By the time Fauré came to write his nocturnes the genre had developed from the yard-sticks put down by Chopin and Field. The French composer’s nocturnes are broadly more muscular and vigorous with not as much of the moonlit tranquility, though there is both beauty and melancholy in each piece. The booklet notes for this issue, written by the pianist, make a great deal of how Fauré’s style developed as he wrote these 13 pieces, so it is all the more puzzling that he has decided to play them out of order, as detailed above. It’s also bizarre that there seems to be no rhyme or reason to this, beyond the very generic ”compositions from different creative periods are placed in relation to one another, thus going beyond developmental processes and emphasising what all the pieces have in common.” Fine, but couldn’t a similar goal have been achieved by a chronological approach? My ear couldn’t pick up any particular logic to the programming: I didn’t especially feel that I had been led into the works by a different path, or that I was discovering new things that I wouldn’t otherwise have picked up. If others sense what I missed then I’m open to correction.

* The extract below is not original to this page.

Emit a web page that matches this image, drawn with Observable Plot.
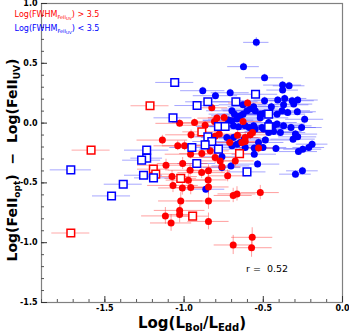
<!DOCTYPE html>
<html><head><meta charset="utf-8">
<script src="https://cdn.jsdelivr.net/npm/d3@7"></script>
<script src="https://cdn.jsdelivr.net/npm/@observablehq/plot@0.6"></script>
<style>body{margin:0;background:#fff} svg{font-family:"DejaVu Sans",sans-serif;background:#fff}</style>
</head><body><div id="chart"></div>
<script>
// [x, y, xerr, yerr]
const redCircles = [
[-0.825,0.128,0.10,0.03],[-0.599,0.168,0.12,0.03],[-1.028,-0.002,0.15,0.03],[-0.934,0.005,0.14,0.03],
[-0.867,-0.018,0.15,0.03],[-0.793,0.042,0.12,0.03],[-0.747,0.047,0.10,0.03],[-0.628,0.013,0.12,0.03],
[-0.956,-0.098,0.16,0.04],[-0.778,-0.092,0.14,0.04],[-0.804,-0.109,0.12,0.04],[-0.712,-0.162,0.12,0.04],
[-0.663,-0.101,0.12,0.04],[-0.582,-0.098,0.12,0.04],[-0.635,-0.162,0.10,0.04],[-1.137,-0.142,0.16,0.04],
[-1.040,-0.190,0.15,0.04],[-0.997,-0.190,0.14,0.04],[-0.959,-0.260,0.16,0.04],[-0.888,-0.255,0.14,0.04],
[-0.835,-0.232,0.12,0.04],[-0.804,-0.288,0.14,0.05],[-0.772,-0.316,0.12,0.05],[-0.677,-0.316,0.12,0.05],
[-1.114,-0.352,0.18,0.05],[-1.009,-0.338,0.16,0.05],[-0.962,-0.394,0.14,0.05],[-0.889,-0.414,0.15,0.05],
[-0.846,-0.399,0.14,0.05],[-0.725,-0.441,0.12,0.05],[-1.076,-0.447,0.16,0.05],[-0.973,-0.477,0.14,0.05],
[-0.848,-0.475,0.12,0.05],[-1.070,-0.521,0.16,0.06],[-1.011,-0.542,0.15,0.06],[-0.958,-0.539,0.12,0.06],
[-0.846,-0.534,0.13,0.06],[-0.690,-0.605,0.12,0.06],[-0.666,-0.592,0.12,0.06],[-0.519,-0.581,0.12,0.06],
[-1.021,-0.651,0.14,0.07],[-0.846,-0.651,0.14,0.07],[-1.028,-0.730,0.16,0.07],[-1.028,-0.764,0.10,0.07],
[-1.118,-0.776,0.15,0.07],[-1.082,-0.835,0.13,0.07],[-0.846,-0.822,0.13,0.07],[-0.570,-0.955,0.13,0.08],
[-0.690,-1.019,0.12,0.08],[-0.574,-1.042,0.13,0.08],[-0.614,-0.121,0.10,0.04],[-0.614,-0.154,0.10,0.04],
[-0.530,-0.209,0.12,0.04],[-0.761,-0.366,0.12,0.05],[-0.568,-0.079,0.10,0.04],[-0.808,0.013,0.12,0.03]
];
const blueCircles = [
[-0.544,0.675,0.08,0.04],[-0.625,0.472,0.10,0.03],[-0.492,0.379,0.12,0.03],[-0.378,0.318,0.12,0.03],
[-0.337,0.312,0.10,0.03],[-0.378,0.276,0.10,0.03],[-0.882,0.271,0.14,0.03],[-0.802,0.229,0.14,0.03],
[-0.709,0.254,0.12,0.03],[-0.492,0.187,0.16,0.03],[-0.409,0.193,0.15,0.03],[-0.365,0.206,0.14,0.03],
[-0.308,0.159,0.12,0.03],[-0.283,0.193,0.13,0.03],[-0.628,0.153,0.15,0.03],[-0.561,0.137,0.16,0.03],
[-0.372,0.153,0.16,0.03],[-0.382,0.103,0.18,0.03],[-0.449,0.137,0.16,0.03],[-0.239,0.032,0.12,0.03],
[-0.346,0.089,0.16,0.03],[-0.285,0.095,0.12,0.03],[-0.258,-0.037,0.13,0.03],[-0.325,-0.037,0.16,0.03],
[-0.372,-0.023,0.18,0.03],[-0.413,-0.008,0.18,0.03],[-0.519,0.075,0.18,0.03],[-0.551,0.103,0.16,0.03],
[-0.603,0.103,0.15,0.03],[-0.628,0.075,0.16,0.03],[-0.498,0.080,0.18,0.03],[-0.413,0.075,0.18,0.03],
[-0.561,-0.023,0.18,0.03],[-0.508,-0.037,0.18,0.03],[-0.435,-0.023,0.18,0.03],[-0.297,-0.092,0.14,0.03],
[-0.283,-0.115,0.12,0.03],[-0.312,-0.134,0.14,0.03],[-0.487,-0.142,0.16,0.03],[-0.435,-0.070,0.18,0.03],
[-0.530,-0.162,0.16,0.03],[-0.502,-0.204,0.15,0.03],[-0.420,-0.213,0.16,0.03],[-0.557,-0.209,0.15,0.03],
[-0.557,-0.260,0.14,0.03],[-0.278,-0.238,0.12,0.03],[-0.251,-0.218,0.12,0.03],[-0.536,-0.343,0.14,0.03],
[-0.297,-0.427,0.10,0.03],[-0.253,-0.399,0.10,0.03],[-0.720,0.025,0.16,0.03],[-0.761,-0.282,0.14,0.03],
[-0.761,-0.372,0.12,0.03],[-0.704,-0.358,0.12,0.03],[-0.863,-0.553,0.12,0.03],[-0.698,0.103,0.16,0.03],
[-0.682,0.075,0.16,0.03],[-0.646,0.061,0.18,0.03],[-0.666,0.034,0.18,0.03],[-0.698,0.019,0.18,0.03],
[-0.688,-0.023,0.18,0.03],[-0.656,-0.031,0.18,0.03],[-0.614,-0.023,0.18,0.03],[-0.589,-0.037,0.18,0.03],
[-0.730,-0.121,0.16,0.03],[-0.688,-0.121,0.16,0.03],[-0.620,-0.131,0.16,0.03],[-0.698,-0.190,0.14,0.03],
[-0.666,-0.176,0.14,0.03],[-0.614,-0.204,0.14,0.03],[-0.582,0.117,0.18,0.03],[-0.519,0.044,0.18,0.03],
[-0.466,0.005,0.18,0.03],[-0.551,-0.050,0.18,0.03],[-0.498,-0.050,0.18,0.03],[-0.466,-0.079,0.18,0.03],
[-0.392,-0.079,0.16,0.03],[-0.213,-0.204,0.10,0.03],[-0.192,-0.176,0.10,0.03],[-0.318,0.187,0.14,0.03],
[-0.646,-0.162,0.14,0.03]
];
const redSquares = [
[-1.215,0.145,0.12,0.02],[-1.587,-0.226,0.12,0.02],[-1.715,-0.919,0.12,0.02],[-0.888,-0.073,0.12,0.02],
[-1.194,-0.385,0.10,0.02],[-1.179,-0.427,0.10,0.02],[-1.021,-0.462,0.10,0.02],[-0.946,-0.778,0.10,0.02],
[-0.650,-0.255,0.12,0.02]
];
const blueSquares = [
[-1.059,0.340,0.12,0.02],[-0.918,0.147,0.14,0.02],[-0.850,0.178,0.14,0.02],[-0.673,0.178,0.14,0.02],
[-0.549,0.241,0.14,0.02],[-1.070,0.044,0.12,0.02],[-0.783,-0.028,0.14,0.02],[-0.741,-0.028,0.14,0.02],
[-0.466,0.075,0.14,0.02],[-0.466,-0.031,0.14,0.02],[-0.850,-0.115,0.12,0.02],[-0.825,-0.154,0.12,0.02],
[-0.951,-0.204,0.14,0.02],[-0.867,-0.182,0.14,0.02],[-0.783,-0.218,0.12,0.02],[-0.920,-0.338,0.12,0.02],
[-0.603,-0.408,0.12,0.02],[-1.236,-0.226,0.14,0.02],[-1.236,-0.293,0.10,0.02],[-1.268,-0.310,0.12,0.02],
[-1.715,-0.391,0.13,0.02],[-1.256,-0.436,0.12,0.02],[-1.193,-0.458,0.12,0.02],[-1.384,-0.511,0.12,0.02],
[-1.458,-0.609,0.12,0.02]
];
const xMajor = [-1.5,-1.0,-0.5,0.0];
const yMajor = [-1.5,-1.0,-0.5,0.0,0.5,1.0];
const xMinor = d3.range(-19,1).map(v => v/10);
const yMinor = d3.range(-15,11).map(v => v/10);
const rText = "r =  0.52";

const RED = "#ff0000", BLUE = "#0000ff";
const X = d=>d[0], Y = d=>d[1];
function bars(data, color, op) {
  return [
    Plot.ruleY(data, {y: Y, x1: d=>d[0]-d[2], x2: d=>d[0]+d[2], stroke: color, strokeOpacity: op, strokeWidth: 1}),
    Plot.ruleX(data, {x: X, y1: d=>d[1]-d[3], y2: d=>d[1]+d[3], stroke: color, strokeOpacity: op, strokeWidth: 1})
  ];
}
const chart = Plot.plot({
  width: 349, height: 332,
  marginLeft: 41, marginRight: 7, marginTop: 3, marginBottom: 30,
  x: {domain: [-1.9, 0], label: null},
  y: {domain: [-1.5, 1.0], label: null},
  style: {fontFamily: "DejaVu Sans, sans-serif"},
  marks: [
    ...bars(blueCircles, "#5050ff", 0.5),
    ...bars(blueSquares, "#5050ff", 0.5),
    ...bars(redCircles, "#ff4040", 0.5),
    ...bars(redSquares, "#ff4040", 0.45),
    Plot.dot(blueCircles, {x: X, y: Y, r: 3.5, fill: BLUE}),
    Plot.dot(redCircles, {x: X, y: Y, r: 3.5, fill: RED}),
    Plot.dot(redSquares, {x: X, y: Y, r: 4.3, symbol: "square", fill: "white", stroke: RED, strokeWidth: 1.5}),
    Plot.dot(blueSquares, {x: X, y: Y, r: 4.3, symbol: "square", fill: "white", stroke: BLUE, strokeWidth: 1.5}),
    Plot.frame({stroke: "#808080", strokeWidth: 1.2}),
    Plot.axisY(yMinor, {anchor: "left", tickSize: 3, dx: 3, tickFormat: () => "", label: null, stroke: "#555"}),
    Plot.axisY(yMajor, {anchor: "left", tickSize: 6, dx: 6, tickFormat: () => "", label: null, stroke: "#333"}),
    Plot.axisY(yMajor, {anchor: "left", tickSize: 0, tickPadding: 4, tickFormat: d => d.toFixed(1), label: null, fontWeight: "bold", fontSize: 8, fill: "#000"}),
    Plot.axisX(xMinor, {anchor: "bottom", tickSize: 3, dy: -3, tickFormat: () => "", label: null, stroke: "#555"}),
    Plot.axisX(xMajor, {anchor: "bottom", tickSize: 6, dy: -6, tickFormat: () => "", label: null, stroke: "#333"}),
    Plot.axisX(xMajor, {anchor: "bottom", tickSize: 0, tickPadding: 3, tickFormat: d => d.toFixed(1), label: null, fontWeight: "bold", fontSize: 8, fill: "#000"})
  ]
});
document.getElementById("chart").appendChild(chart);

const svg = d3.select(chart);
// legend
function legendLine(y, color, op) {
  const t = svg.append("text").attr("x", 57).attr("y", y).attr("font-size", 8).attr("fill", color);
  t.append("tspan").text("Log(FWHM");
  t.append("tspan").attr("font-size", 5).attr("dy", 2).text("FeII");
  t.append("tspan").attr("font-size", 4).attr("dy", 1).text("UV");
  t.append("tspan").attr("dy", -3).text(") " + op + " 3.5");
}
legendLine(17, RED, ">");
legendLine(31, BLUE, "<");
// r text
svg.append("text").attr("x", 267).attr("y", 272).attr("font-size", 9.5).attr("fill", "#000").text(rText);
// y label
{
  const t = svg.append("text").attr("transform", "translate(17,160) rotate(-90)").attr("text-anchor", "middle")
    .attr("font-size", 14).attr("font-weight", "bold").attr("fill", "#000");
  t.append("tspan").text("Log(FeII");
  t.append("tspan").attr("font-size", 9).attr("dy", 3).text("opt");
  t.append("tspan").attr("dy", -3).text(")  \u2212  Log(FeII");
  t.append("tspan").attr("font-size", 9).attr("dy", 3).text("UV");
  t.append("tspan").attr("dy", -3).text(")");
}
// x label
{
  const t = svg.append("text").attr("x", 192).attr("y", 328).attr("text-anchor", "middle")
    .attr("font-size", 15).attr("font-weight", "bold").attr("fill", "#000");
  t.append("tspan").text("Log(L");
  t.append("tspan").attr("font-size", 10).attr("dy", 2.5).text("Bol");
  t.append("tspan").attr("dy", -2.5).text("/L");
  t.append("tspan").attr("font-size", 10).attr("dy", 2.5).text("Edd");
  t.append("tspan").attr("dy", -2.5).text(")");
}
</script></body></html>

German pianist Stefan Irmer is good at picking up the dark side of each work, though there are times when he overdoes it: the dark intensity of No. 11, for example, written as an elegy for one of Fauré’s recently deceased friends, tends to overwhelm the beauty. He is at his finest in the earlier works where he is happier to let the music speak for itself. Nos. 2 and 3, for example, sound luminous and transparent, with especially open playing for No. 2. Nos. 4 and 5 also flow much more happily then, say, No. 10 which feels heavy at first with even a hint of lumbering. I felt that Irmer’s playing was rather uniform throughout the disc, without enough light and shade to differentiate between each piece, but there are certainly moments of great beauty, and the dying chords of No. 8 are a fine way to end. The sound quality is up to MDG’s usual top class standard.

Simon Thompson

Irmer’s playing was rather uniform throughout but there are certainly moments of great beauty, and the dying chords of No. 8 are a fine way to end.